2012 Senior Slacker Homecoming T-Shirts Attract Attention

More by Holly Gordon - 11/12

 

Homecoming Friday: A day that all fall athletic teams prepare for and anticipate each year.  It is the ultimate chance for teams to show their blue wave pride to our school’s faculty and students. Team members dress in themed costumes and plaster the cafeteria walls with decorated neon signs and spray-painted sheets. Although it seems that Darien High School’s athletic teams have always dominated Homecoming Friday, different non-athletic student groups are still represented. For several years of Homecoming, DHS’s athletic team dominance of the day has been combated by a non-athletic team, the “Senior Slackers.” Although the group was originally created to unite non-athletes, now it is often associated with partying. Every year on Homecoming Friday, Senior Slackers identify themselves with matching t-shirts. Senior Slacker t-shirts are well-known for creatively referencing partying while not being too explicit. Although Senior Slacker t-shirts have always caught the attention of students, and most definitely school staff, greater controversy over this year’s t-shirt designs loomed the halls.

This year featured two different Senior Slacker t-shirt designs. Playing around with the “Blue Moon” logo, one Senior Slacker shirt replaces the words “Blue Moon” with “Blue Wave”. This design was not as explicit as the other, which does say, “Keystone Light,” on the front. However, faculty and administration cracked down on both Senior Slacker shirts.

“My first couple of teachers of the day didn’t do anything, thought they were funny, but then once word came out they all started cracking down,” senior Dan Wood said.

Throughout the day, an increasing number of teachers and administrators asked students to change into a different shirt, turn the shirt inside out or cover its inappropriate information with tape. Although the majority of Senior Slackers had changed, reversed, or taped the shirts, by the end of the day, some Slacker shirts survived. As the day progressed, increased criticism of the shirts’ message reached the attention of more faculty and administration, resulting in a widespread crackdown to remove the shirts or conceal their inappropriate information.

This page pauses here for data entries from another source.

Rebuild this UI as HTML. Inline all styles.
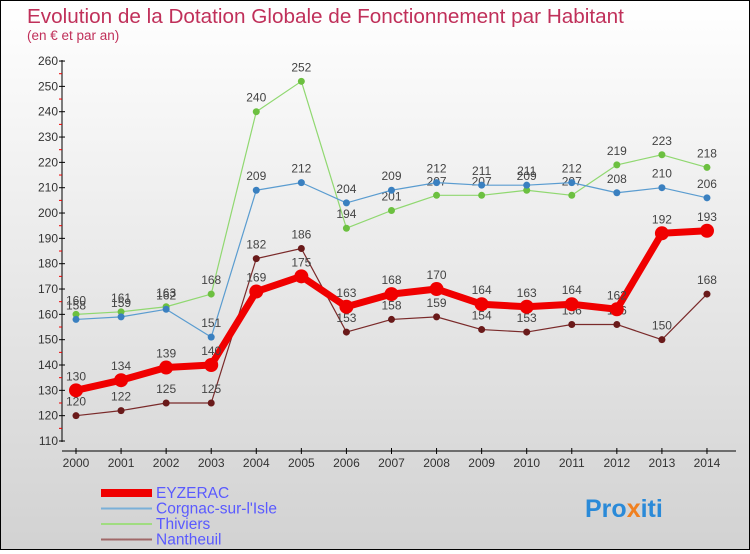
<!DOCTYPE html>
<html><head><meta charset="utf-8"><style>
body{margin:0}
#c{width:748px;height:548px;border:1px solid #000;background:linear-gradient(#fff,#d2d2d2);position:relative;font-family:"Liberation Sans",sans-serif}
svg text{font-family:"Liberation Sans",sans-serif}
</style></head><body>
<div id="c">
<svg id="s" width="748" height="548">
<text x="26" y="22" font-size="20.7" fill="#c0305a">Evolution de la Dotation Globale de Fonctionnement par Habitant</text>
<text x="26" y="39" font-size="13.5" fill="#c0305a">(en € et par an)</text>
<text x="584" y="516" font-size="25" font-weight="bold" fill="#2a8ad8">Pro<tspan fill="#f08020">x</tspan>iti</text>
</svg></div>
<script>
const years=[2000,2001,2002,2003,2004,2005,2006,2007,2008,2009,2010,2011,2012,2013,2014];
const eyzerac=[130,134,139,140,169,175,163,168,170,164,163,164,162,192,193];
const corgnac=[158,159,162,151,209,212,204,209,212,211,211,212,208,210,206];
const thiviers=[160,161,163,168,240,252,194,201,207,207,209,207,219,223,218];
const nantheuil=[120,122,125,125,182,186,153,158,159,154,153,156,156,150,168];
const yTicks=[110,120,130,140,150,160,170,180,190,200,210,220,230,240,250,260];
const s=document.getElementById('s'),NS='http://www.w3.org/2000/svg';
const X=i=>75+i*45.07, Y=v=>440-(v-110)*2.533;
function mk(t,a,p){const e=document.createElementNS(NS,t);for(const k in a)e.setAttribute(k,a[k]);(p||s).appendChild(e);return e;}
let ax=mk('g',{});


mk('line',{x1:61,y1:59,x2:61,y2:441,stroke:'#000'},ax);
mk('line',{x1:61,y1:450,x2:735,y2:450,stroke:'#000'},ax);
yTicks.forEach(v=>{mk('line',{x1:58,x2:64,y1:Y(v),y2:Y(v),stroke:'#000'},ax);
 if(v<260)mk('line',{x1:58,x2:61,y1:Y(v+5),y2:Y(v+5),stroke:'#e00'},ax);
 const t=mk('text',{x:57,y:Y(v)+4,'text-anchor':'end','font-size':12,fill:'#333'},ax);t.textContent=v;
 
 });
years.forEach((y,i)=>{mk('line',{x1:X(i),x2:X(i),y1:447,y2:453,stroke:'#000'},ax);
 const t=mk('text',{x:X(i),y:466,'text-anchor':'middle','font-size':12,fill:'#333'},ax);t.textContent=y;
 
 });
function series(d,col,w,r,name,dot){const g=mk('g',{});
 
 
 mk('polyline',{points:d.map((v,i)=>X(i)+','+Y(v)).join(' '),fill:'none',stroke:col,'stroke-width':w,'stroke-linejoin':'round'},g);
 d.forEach((v,i)=>{mk('circle',{cx:X(i),cy:Y(v),r:r,fill:dot},g);
  const t=mk('text',{x:X(i),y:Y(v)-10,'text-anchor':'middle','font-size':12,fill:'#444'},g);t.textContent=v;
  
  });}
series(nantheuil,'#7a2a2a',1.2,3.5,'series-nantheuil','#6a1a1a');
series(thiviers,'#90d870',1.2,3.5,'series-thiviers','#6cc040');
series(corgnac,'#5a9cd0',1.2,3.5,'series-corgnac','#3a80c0');
series(eyzerac,'#f00000',7,7,'series-eyzerac','#f00000');
const leg=[['EYZERAC','#f00000',8],['Corgnac-sur-l\'Isle','#7ab0d8',2],['Thiviers','#a0dc80',2],['Nantheuil','#a06868',2]];
leg.forEach((l,i)=>{const g=mk('g',{});
 
 
 const y=492+i*15.5;mk('line',{x1:100,x2:151,y1:y,y2:y,stroke:l[1],'stroke-width':l[2]},g);
 const t=mk('text',{x:155,y:y+5,'font-size':15.5,fill:'#5a5aff'},g);t.textContent=l[0];});
</script></body></html>
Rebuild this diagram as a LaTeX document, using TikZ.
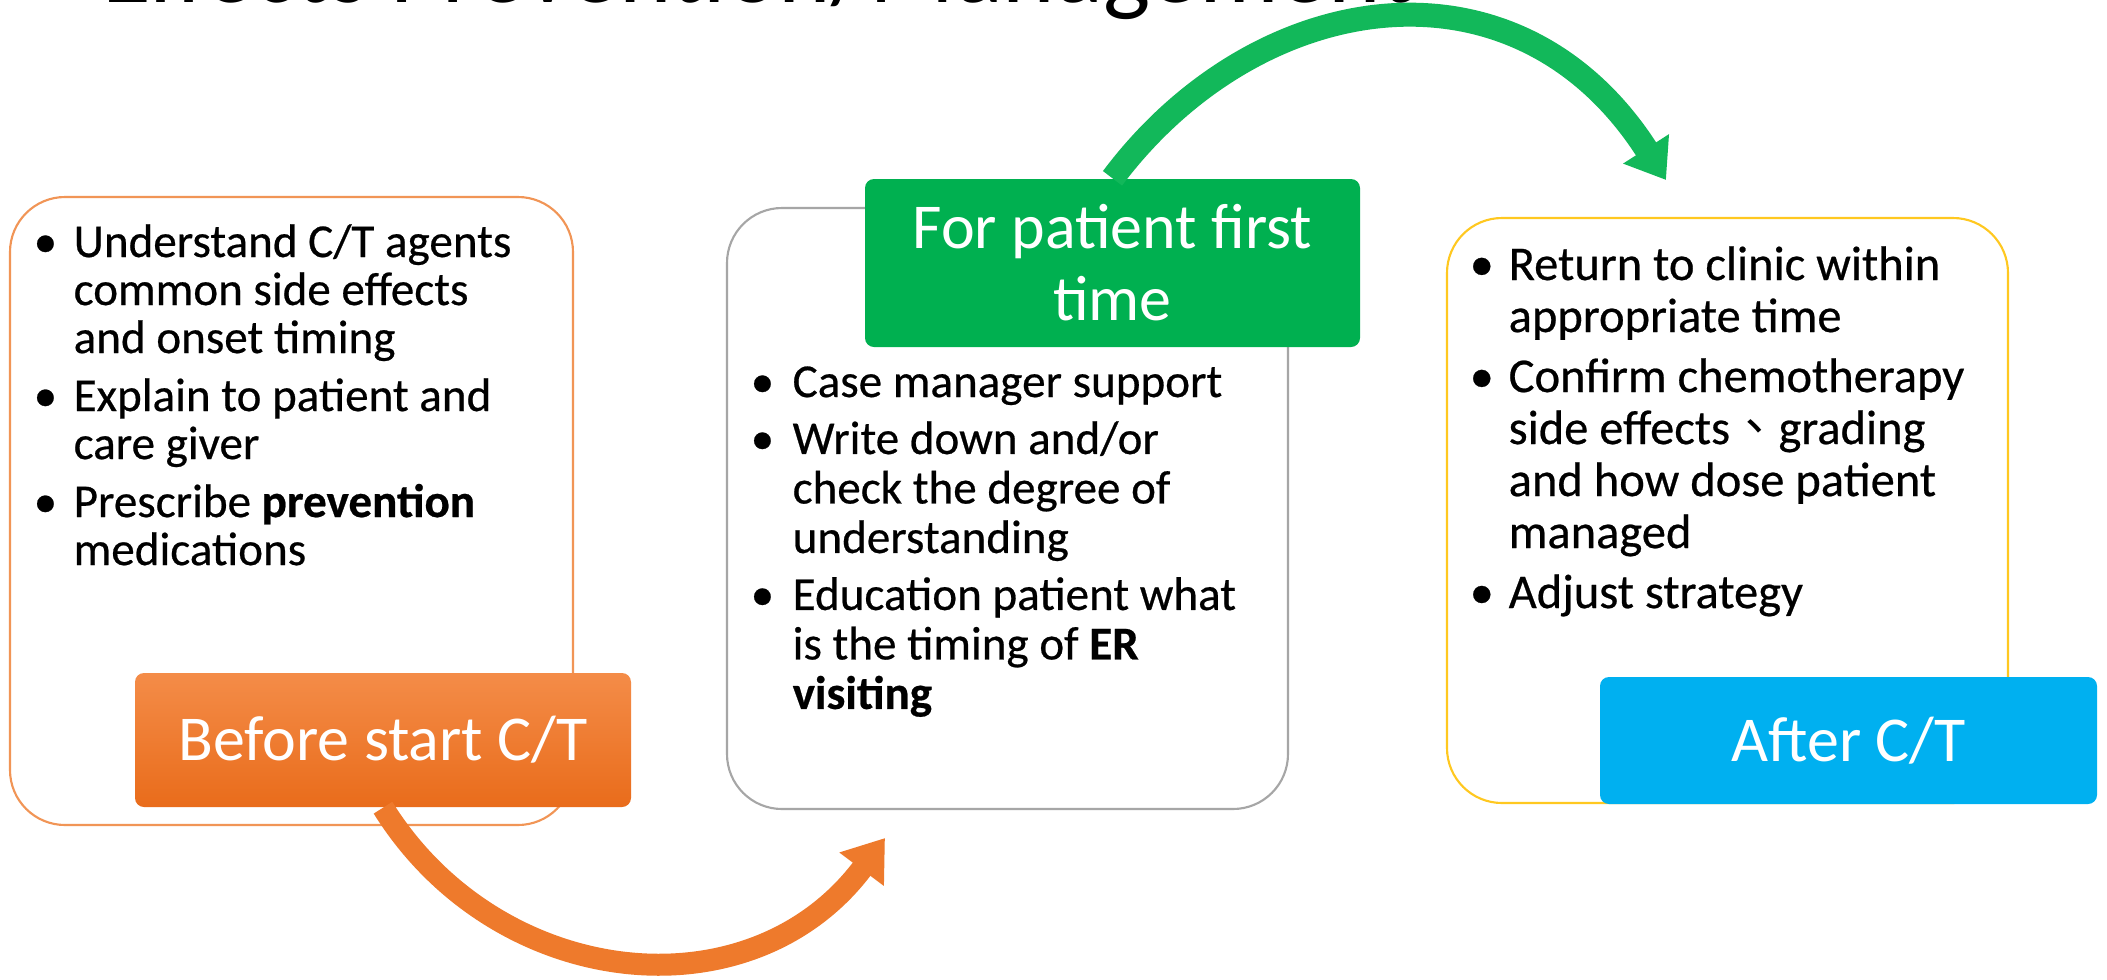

Every year, the Senior Slacker shirts are known for pushing the school’s boundaries of its “no explicit references to drugs or alcohol” policy. Many may argue that this year’s t-shirts surpassed the school’s boundary because the content of the shirt was too explicit. A “Shopping List”, including ping pong balls, cups, and Jello-O is printed on the back of one t-shirt, for example. Although alcoholic beverages are not directly referenced and their logos are not displayed, many faculty and administrators argue that the words “Keystone Light” on the front and a written list of all ingredients to a party, shown on the back, reference alcohol too explicitly. History teacher Mr. Chris Buckley thinks poorly of the shirt design.
“They (Senior Slackers) get in trouble because they (the partying references on the shirts) are so overt that they force administration to take a stance,” Buckley said.

However, Senior Slackers and others thought the shirts did not harm the school’s academic environment, but only contributed to the spirit of Homecoming Friday in a creative and entertaining way.
“They were creative, funny shirts with nothing suggestive on them. It brought together a huge part of the school that is otherwise forgotten,” senior Althea Perley said.

The situation also led students and faculty to wonder what freedoms students have to wear whatever they like to school. Under the federal standard set by the Tinker v. DesMoines Independent Community School District case decision, students have the right to freedom of expression as long as they do not "materially and substantially" disrupt the operation of the school or violate the rights of others. Other states, such as Massachusetts, have adopted individual state policies. In Massachusetts, the 1996 Pyle vs. South Hadley School Committee case decision protects the rights of students as long as their expression of views is not disruptive. Therefore, the Act protects t-shirts which could be considered “vulgar” but do not otherwise disturb the educational process.

Controversy over this year’s Senior Slacker t-shirts not only highlights students’ lack of freedom of expression, but also their lack of first amendment rights. Under the DHS Handbook, students are not allowed to conduct a “sit-in” within a classroom or school building or school grounds. Looking back in history, “sit-in”s were a common form of protest throughout the 1960’s.
Overall, this year’s Senior Slacker Homecoming t-shirts have triggered questions regarding and discussion of student’s rights and true freedoms within school.